Objective:
List each line of the data that holds the string "this".

Recorded information:
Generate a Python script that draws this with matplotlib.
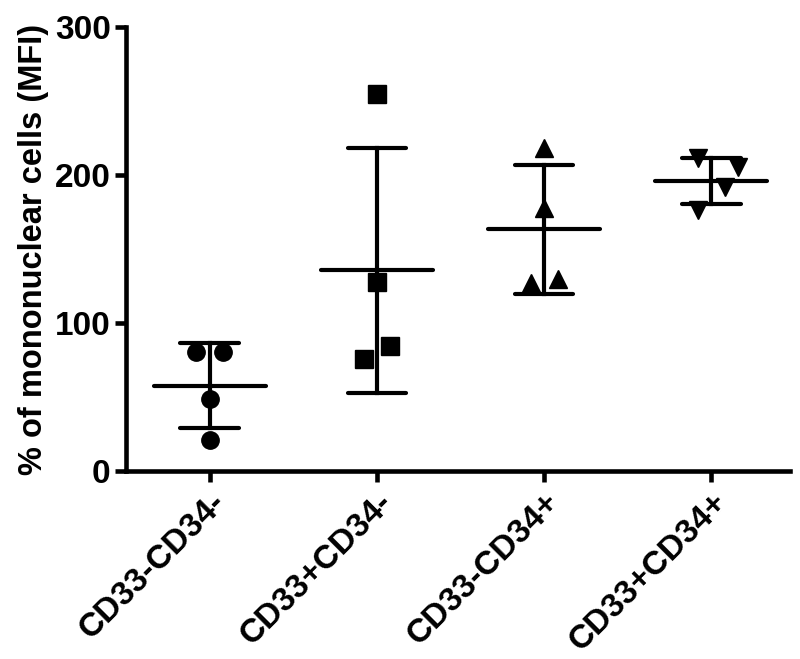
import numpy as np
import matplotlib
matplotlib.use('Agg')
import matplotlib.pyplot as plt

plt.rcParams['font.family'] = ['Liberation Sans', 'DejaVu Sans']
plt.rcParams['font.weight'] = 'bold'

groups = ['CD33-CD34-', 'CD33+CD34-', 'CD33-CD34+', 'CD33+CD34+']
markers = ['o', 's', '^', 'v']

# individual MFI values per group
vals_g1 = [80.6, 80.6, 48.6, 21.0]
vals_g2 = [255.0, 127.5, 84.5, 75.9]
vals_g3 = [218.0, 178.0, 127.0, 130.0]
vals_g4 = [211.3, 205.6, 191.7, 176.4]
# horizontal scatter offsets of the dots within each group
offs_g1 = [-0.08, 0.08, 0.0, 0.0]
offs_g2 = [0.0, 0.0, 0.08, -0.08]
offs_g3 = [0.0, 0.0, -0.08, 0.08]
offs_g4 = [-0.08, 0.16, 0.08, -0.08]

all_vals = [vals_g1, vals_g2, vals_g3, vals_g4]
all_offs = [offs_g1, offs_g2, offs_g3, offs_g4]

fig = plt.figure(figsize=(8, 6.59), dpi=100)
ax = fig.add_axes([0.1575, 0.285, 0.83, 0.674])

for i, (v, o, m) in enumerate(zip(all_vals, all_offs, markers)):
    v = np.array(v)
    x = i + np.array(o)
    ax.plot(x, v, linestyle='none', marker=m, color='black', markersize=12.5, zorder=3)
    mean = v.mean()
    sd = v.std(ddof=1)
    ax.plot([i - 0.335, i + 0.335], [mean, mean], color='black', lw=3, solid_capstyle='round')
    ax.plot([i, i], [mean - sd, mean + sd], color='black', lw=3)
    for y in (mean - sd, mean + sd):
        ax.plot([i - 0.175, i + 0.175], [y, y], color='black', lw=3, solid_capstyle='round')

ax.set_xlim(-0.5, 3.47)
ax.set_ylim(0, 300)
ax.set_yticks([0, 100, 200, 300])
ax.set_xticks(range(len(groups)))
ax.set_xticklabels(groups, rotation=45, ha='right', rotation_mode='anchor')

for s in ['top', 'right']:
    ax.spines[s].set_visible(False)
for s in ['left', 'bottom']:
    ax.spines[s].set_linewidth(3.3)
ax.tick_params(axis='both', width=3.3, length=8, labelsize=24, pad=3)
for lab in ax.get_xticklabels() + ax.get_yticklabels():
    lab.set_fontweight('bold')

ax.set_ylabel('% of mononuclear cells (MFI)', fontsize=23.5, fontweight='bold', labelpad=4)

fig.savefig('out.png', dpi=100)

---

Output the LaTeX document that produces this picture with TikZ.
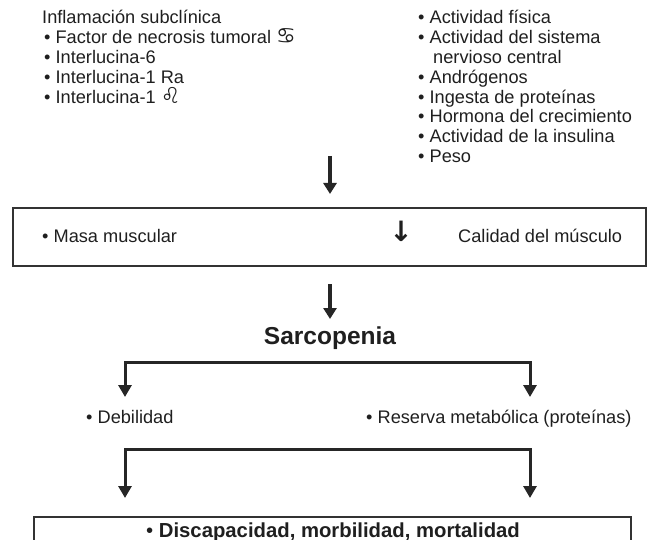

Completed task:
Generate a Python script that draws this with matplotlib.
Output the LaTeX document that produces this picture with TikZ.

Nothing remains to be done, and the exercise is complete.